→ **TASK OBJECTIVE**:
Output every line of the material exactly, omitting images.

→ **SUPPLIED MATERIAL**:

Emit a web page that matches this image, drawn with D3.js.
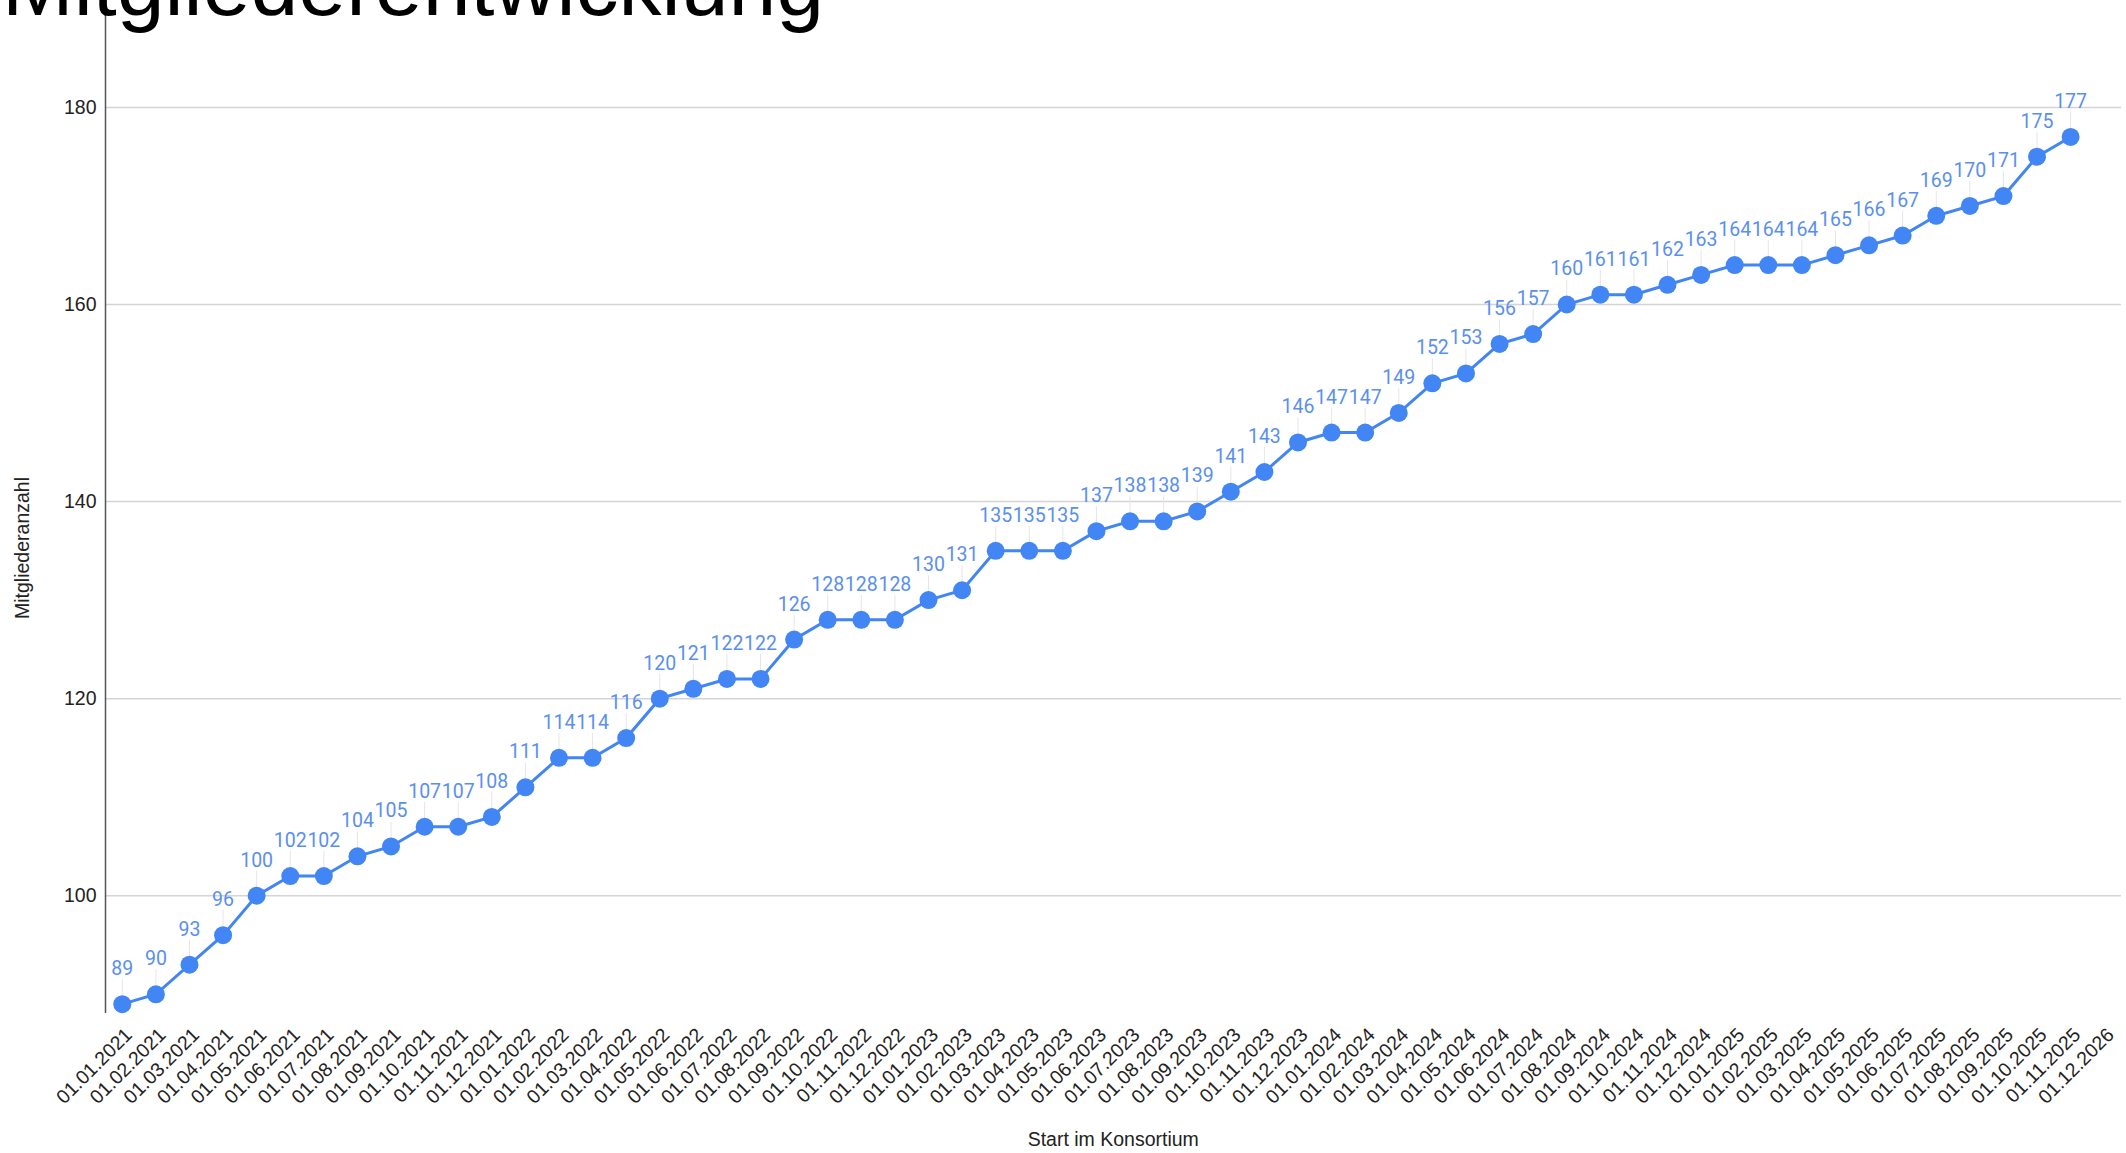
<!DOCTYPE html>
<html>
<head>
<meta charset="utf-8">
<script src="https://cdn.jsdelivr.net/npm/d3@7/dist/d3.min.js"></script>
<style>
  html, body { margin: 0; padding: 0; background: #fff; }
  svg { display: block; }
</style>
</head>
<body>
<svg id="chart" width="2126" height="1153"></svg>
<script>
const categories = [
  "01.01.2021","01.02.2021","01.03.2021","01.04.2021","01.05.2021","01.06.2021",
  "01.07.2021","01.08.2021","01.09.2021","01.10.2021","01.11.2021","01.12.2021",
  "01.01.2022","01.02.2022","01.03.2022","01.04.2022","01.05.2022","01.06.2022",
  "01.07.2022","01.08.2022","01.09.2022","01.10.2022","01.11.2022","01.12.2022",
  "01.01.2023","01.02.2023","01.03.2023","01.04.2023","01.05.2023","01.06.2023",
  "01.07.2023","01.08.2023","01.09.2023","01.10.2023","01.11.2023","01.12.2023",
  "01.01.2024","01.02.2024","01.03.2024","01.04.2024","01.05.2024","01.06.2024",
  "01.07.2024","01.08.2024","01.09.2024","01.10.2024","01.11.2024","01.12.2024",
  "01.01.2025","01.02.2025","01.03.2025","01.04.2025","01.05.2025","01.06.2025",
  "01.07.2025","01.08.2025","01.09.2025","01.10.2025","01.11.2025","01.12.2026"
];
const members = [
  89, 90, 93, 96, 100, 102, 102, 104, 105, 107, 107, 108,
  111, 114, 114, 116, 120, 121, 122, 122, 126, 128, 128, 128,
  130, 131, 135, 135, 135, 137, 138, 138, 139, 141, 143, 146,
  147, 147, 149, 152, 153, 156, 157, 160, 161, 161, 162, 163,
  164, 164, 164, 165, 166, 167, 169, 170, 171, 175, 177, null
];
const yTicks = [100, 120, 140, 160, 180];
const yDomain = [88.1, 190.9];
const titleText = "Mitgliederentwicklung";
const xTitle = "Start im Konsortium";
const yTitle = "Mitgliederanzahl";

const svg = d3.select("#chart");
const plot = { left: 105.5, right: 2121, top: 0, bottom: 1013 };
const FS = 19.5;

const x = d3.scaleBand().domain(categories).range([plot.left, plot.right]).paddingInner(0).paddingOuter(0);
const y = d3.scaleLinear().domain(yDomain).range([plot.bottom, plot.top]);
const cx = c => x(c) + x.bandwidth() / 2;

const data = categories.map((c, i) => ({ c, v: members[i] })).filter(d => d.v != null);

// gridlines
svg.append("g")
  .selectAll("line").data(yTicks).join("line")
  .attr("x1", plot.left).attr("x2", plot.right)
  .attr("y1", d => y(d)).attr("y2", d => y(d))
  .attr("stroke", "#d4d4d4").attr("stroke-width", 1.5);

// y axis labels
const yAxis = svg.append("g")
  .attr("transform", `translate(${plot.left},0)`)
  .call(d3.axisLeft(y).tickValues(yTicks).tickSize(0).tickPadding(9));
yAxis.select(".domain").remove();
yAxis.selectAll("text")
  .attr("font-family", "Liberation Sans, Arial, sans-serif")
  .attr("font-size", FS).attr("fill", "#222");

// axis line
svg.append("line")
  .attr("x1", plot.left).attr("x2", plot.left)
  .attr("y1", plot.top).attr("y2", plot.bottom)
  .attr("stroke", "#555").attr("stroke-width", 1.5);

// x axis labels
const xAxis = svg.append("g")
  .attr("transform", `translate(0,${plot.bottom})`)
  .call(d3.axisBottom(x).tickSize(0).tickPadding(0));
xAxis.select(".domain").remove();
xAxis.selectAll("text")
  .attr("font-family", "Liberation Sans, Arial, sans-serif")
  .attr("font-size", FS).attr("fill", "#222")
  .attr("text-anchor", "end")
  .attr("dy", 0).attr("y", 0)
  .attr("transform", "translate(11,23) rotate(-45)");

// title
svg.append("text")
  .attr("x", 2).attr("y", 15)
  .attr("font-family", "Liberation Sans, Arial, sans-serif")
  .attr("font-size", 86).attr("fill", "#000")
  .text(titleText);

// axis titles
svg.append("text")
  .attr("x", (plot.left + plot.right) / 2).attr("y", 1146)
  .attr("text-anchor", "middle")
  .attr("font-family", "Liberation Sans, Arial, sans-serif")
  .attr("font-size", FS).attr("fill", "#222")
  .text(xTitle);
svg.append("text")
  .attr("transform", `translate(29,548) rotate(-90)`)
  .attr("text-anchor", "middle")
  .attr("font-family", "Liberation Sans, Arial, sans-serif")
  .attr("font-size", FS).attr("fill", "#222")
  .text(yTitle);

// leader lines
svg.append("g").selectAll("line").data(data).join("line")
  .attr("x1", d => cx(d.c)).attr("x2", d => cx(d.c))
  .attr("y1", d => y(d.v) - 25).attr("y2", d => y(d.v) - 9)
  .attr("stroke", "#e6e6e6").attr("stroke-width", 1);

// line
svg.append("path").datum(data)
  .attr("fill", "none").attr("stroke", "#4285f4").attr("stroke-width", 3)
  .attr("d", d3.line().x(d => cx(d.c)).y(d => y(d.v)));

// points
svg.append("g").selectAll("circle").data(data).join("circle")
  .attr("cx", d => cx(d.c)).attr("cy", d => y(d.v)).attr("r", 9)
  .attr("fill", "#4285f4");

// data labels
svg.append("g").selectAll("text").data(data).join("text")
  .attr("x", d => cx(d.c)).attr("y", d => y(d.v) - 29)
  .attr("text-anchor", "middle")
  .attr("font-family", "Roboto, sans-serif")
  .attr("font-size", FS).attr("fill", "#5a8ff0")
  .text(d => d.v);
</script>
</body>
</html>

→ **RESULT OF THIS EXERCISE**:
Emit a web page that matches this image, drawn with D3.js.
<!DOCTYPE html>
<html>
<head>
<meta charset="utf-8">
<script src="https://cdn.jsdelivr.net/npm/d3@7/dist/d3.min.js"></script>
<style>
  html, body { margin: 0; padding: 0; background: #fff; }
  svg { display: block; }
</style>
</head>
<body>
<svg id="chart" width="2126" height="1153"></svg>
<script>
const categories = [
  "01.01.2021","01.02.2021","01.03.2021","01.04.2021","01.05.2021","01.06.2021",
  "01.07.2021","01.08.2021","01.09.2021","01.10.2021","01.11.2021","01.12.2021",
  "01.01.2022","01.02.2022","01.03.2022","01.04.2022","01.05.2022","01.06.2022",
  "01.07.2022","01.08.2022","01.09.2022","01.10.2022","01.11.2022","01.12.2022",
  "01.01.2023","01.02.2023","01.03.2023","01.04.2023","01.05.2023","01.06.2023",
  "01.07.2023","01.08.2023","01.09.2023","01.10.2023","01.11.2023","01.12.2023",
  "01.01.2024","01.02.2024","01.03.2024","01.04.2024","01.05.2024","01.06.2024",
  "01.07.2024","01.08.2024","01.09.2024","01.10.2024","01.11.2024","01.12.2024",
  "01.01.2025","01.02.2025","01.03.2025","01.04.2025","01.05.2025","01.06.2025",
  "01.07.2025","01.08.2025","01.09.2025","01.10.2025","01.11.2025","01.12.2026"
];
const members = [
  89, 90, 93, 96, 100, 102, 102, 104, 105, 107, 107, 108,
  111, 114, 114, 116, 120, 121, 122, 122, 126, 128, 128, 128,
  130, 131, 135, 135, 135, 137, 138, 138, 139, 141, 143, 146,
  147, 147, 149, 152, 153, 156, 157, 160, 161, 161, 162, 163,
  164, 164, 164, 165, 166, 167, 169, 170, 171, 175, 177, null
];
const yTicks = [100, 120, 140, 160, 180];
const yDomain = [88.1, 190.9];
const titleText = "Mitgliederentwicklung";
const xTitle = "Start im Konsortium";
const yTitle = "Mitgliederanzahl";

const svg = d3.select("#chart");
const plot = { left: 105.5, right: 2121, top: 0, bottom: 1013 };
const FS = 19.5;

const x = d3.scaleBand().domain(categories).range([plot.left, plot.right]).paddingInner(0).paddingOuter(0);
const y = d3.scaleLinear().domain(yDomain).range([plot.bottom, plot.top]);
const cx = c => x(c) + x.bandwidth() / 2;

const data = categories.map((c, i) => ({ c, v: members[i] })).filter(d => d.v != null);

// gridlines
svg.append("g")
  .selectAll("line").data(yTicks).join("line")
  .attr("x1", plot.left).attr("x2", plot.right)
  .attr("y1", d => y(d)).attr("y2", d => y(d))
  .attr("stroke", "#d4d4d4").attr("stroke-width", 1.5);

// y axis labels
const yAxis = svg.append("g")
  .attr("transform", `translate(${plot.left},0)`)
  .call(d3.axisLeft(y).tickValues(yTicks).tickSize(0).tickPadding(9));
yAxis.select(".domain").remove();
yAxis.selectAll("text")
  .attr("font-family", "Liberation Sans, Arial, sans-serif")
  .attr("font-size", FS).attr("fill", "#222");

// axis line
svg.append("line")
  .attr("x1", plot.left).attr("x2", plot.left)
  .attr("y1", plot.top).attr("y2", plot.bottom)
  .attr("stroke", "#555").attr("stroke-width", 1.5);

// x axis labels
const xAxis = svg.append("g")
  .attr("transform", `translate(0,${plot.bottom})`)
  .call(d3.axisBottom(x).tickSize(0).tickPadding(0));
xAxis.select(".domain").remove();
xAxis.selectAll("text")
  .attr("font-family", "Liberation Sans, Arial, sans-serif")
  .attr("font-size", FS).attr("fill", "#222")
  .attr("text-anchor", "end")
  .attr("dy", 0).attr("y", 0)
  .attr("transform", "translate(11,23) rotate(-45)");

// title
svg.append("text")
  .attr("x", 2).attr("y", 15)
  .attr("font-family", "Liberation Sans, Arial, sans-serif")
  .attr("font-size", 86).attr("fill", "#000")
  .text(titleText);

// axis titles
svg.append("text")
  .attr("x", (plot.left + plot.right) / 2).attr("y", 1146)
  .attr("text-anchor", "middle")
  .attr("font-family", "Liberation Sans, Arial, sans-serif")
  .attr("font-size", FS).attr("fill", "#222")
  .text(xTitle);
svg.append("text")
  .attr("transform", `translate(29,548) rotate(-90)`)
  .attr("text-anchor", "middle")
  .attr("font-family", "Liberation Sans, Arial, sans-serif")
  .attr("font-size", FS).attr("fill", "#222")
  .text(yTitle);

// leader lines
svg.append("g").selectAll("line").data(data).join("line")
  .attr("x1", d => cx(d.c)).attr("x2", d => cx(d.c))
  .attr("y1", d => y(d.v) - 25).attr("y2", d => y(d.v) - 9)
  .attr("stroke", "#e6e6e6").attr("stroke-width", 1);

// line
svg.append("path").datum(data)
  .attr("fill", "none").attr("stroke", "#4285f4").attr("stroke-width", 3)
  .attr("d", d3.line().x(d => cx(d.c)).y(d => y(d.v)));

// points
svg.append("g").selectAll("circle").data(data).join("circle")
  .attr("cx", d => cx(d.c)).attr("cy", d => y(d.v)).attr("r", 9)
  .attr("fill", "#4285f4");

// data labels
svg.append("g").selectAll("text").data(data).join("text")
  .attr("x", d => cx(d.c)).attr("y", d => y(d.v) - 29)
  .attr("text-anchor", "middle")
  .attr("font-family", "Roboto, sans-serif")
  .attr("font-size", FS).attr("fill", "#5a8ff0")
  .text(d => d.v);
</script>
</body>
</html>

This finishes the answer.